Il y a ces auteurs vers lesquels on se tourne instinctivement lorsque l’on cherche une lecture qui ne nous décevra pas. Leur style, leurs thématiques, leur maîtrise narrative sont si présents qu’ils deviennent une valeur sûre. Pour beaucoup, dont je fais partie, Shuzo Oshimi est l’un de ces auteurs réconforts. Il fait partie de ces mangakas dont je veux lire et posséder toutes les œuvres.
Récemment, Les Liens du Sang, publié chez Ki-oon et série la plus longue de l’auteur, s’est achevé. Et en refermant le dernier tome, une question m’a immédiatement traversé l’esprit : est-ce que je viens de lire l’œuvre la plus complète, la plus aboutie de Shuzo Oshimi ?
Une mère malaisante
L’histoire suit l’enfance de Seiichi, un adolescent tout ce qu’il y a de plus banal. Son père, accaparé par son travail, est peu présent, tandis que sa mère, femme au foyer, s’occupe entièrement de lui. Aimante, disponible et protectrice, elle semble incarner l’image même de la mère dévouée.
Mais tout bascule à la fin du premier tome.
Lors d’une randonnée en famille, Seiichi se retrouve seul avec son cousin, un garçon un peu taquin. Celui-ci, en jouant près d’une falaise, manque de tomber dans le vide. La mère de Seiichi le rattrape juste à temps. Tout semble sous contrôle… jusqu’à ce qu’elle prenne une décision effroyable : elle le pousse volontairement dans le vide.
Ce moment marque le point de rupture. Dès lors, le manga suit le traumatisme de Seiichi, pris au piège entre la manipulation maternelle et une pression psychologique suffocante.
Pas besoin de mots

Shuzo Oshimi a un style immédiatement reconnaissable. Son trait maîtrisé, ses planches où la réalité se mêle à la psyché des personnages, sa capacité à laisser parler son dessin : tout cela fait de lui un mangaka à part.

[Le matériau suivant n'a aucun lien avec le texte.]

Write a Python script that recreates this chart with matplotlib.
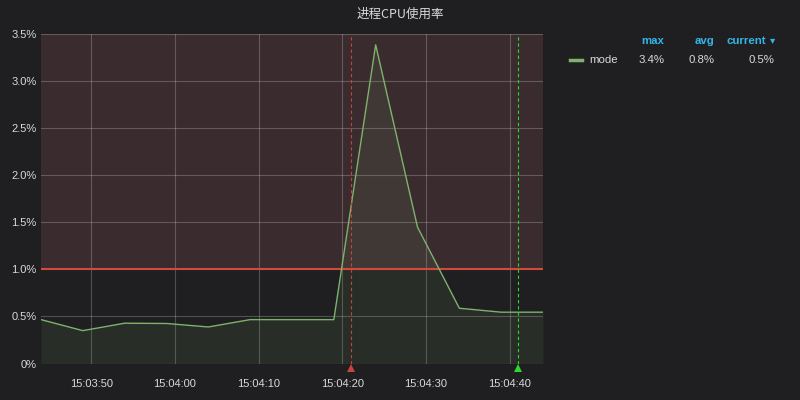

Les Liens du Sang se lit vite, et pourtant, chaque case est marquante. Sa mise en scène joue sur les regards, les silences, les gestes anodins qui deviennent oppressants. Certaines scènes sont d’une simplicité déconcertante, et pourtant, le malaise qu’elles dégagent est presque insoutenable.
Il est difficile de les décrire avec des mots, tant leur force réside dans l’intensité visuelle et émotionnelle. Et lorsque l’histoire évolue après une ellipse temporelle, on découvre encore un autre registre, un changement d’ambiance qui démontre toute l’étendue du talent de l’auteur.
Les traumas de l’enfance
J’ai toujours pensé que les grands auteurs sont hantés par des thématiques récurrentes. Shuzo Oshimi en est un parfait exemple.
On retrouve ici toutes les obsessions qui traversent son œuvre :
- Le poids des traumatismes de l’enfance, avec une mère brisée qui enferme son fils dans un enfer psychologique.
- La découverte de la sexualité, souvent explorée sous un prisme de malaise et de honte.
- Le passage du temps, thème central chez Oshimi, qui utilise régulièrement des ellipses pour montrer les séquelles laissées par les événements passés.
La seconde partie de Les Liens du Sang est magistrale. Sans entrer dans les détails pour éviter de gâcher la lecture, les derniers tomes atteignent un niveau de poésie, de justesse et de maturité impressionnant.
Alors… œuvre culte ?
Revenons à la question de départ. Vous l’aurez compris, Les Liens du Sang est une œuvre marquante. Dire que j’ai pris du plaisir à suivre cette série serait un euphémisme.
Pour moi, c’est la quintessence du style Oshimi : une œuvre intimiste, oppressante, viscérale, qui nous enferme dans la tête de Seiichi du début à la fin. Nous sommes liés à lui, prisonniers de cet amour toxique et étouffant.
Si je devais recommander un seul titre de Shuzo Oshimi, ce serait sans hésitation celui-ci. Il est, à mes yeux, son œuvre référence, celle qui restera sa plus grande réussite et vieillira sans doute le mieux.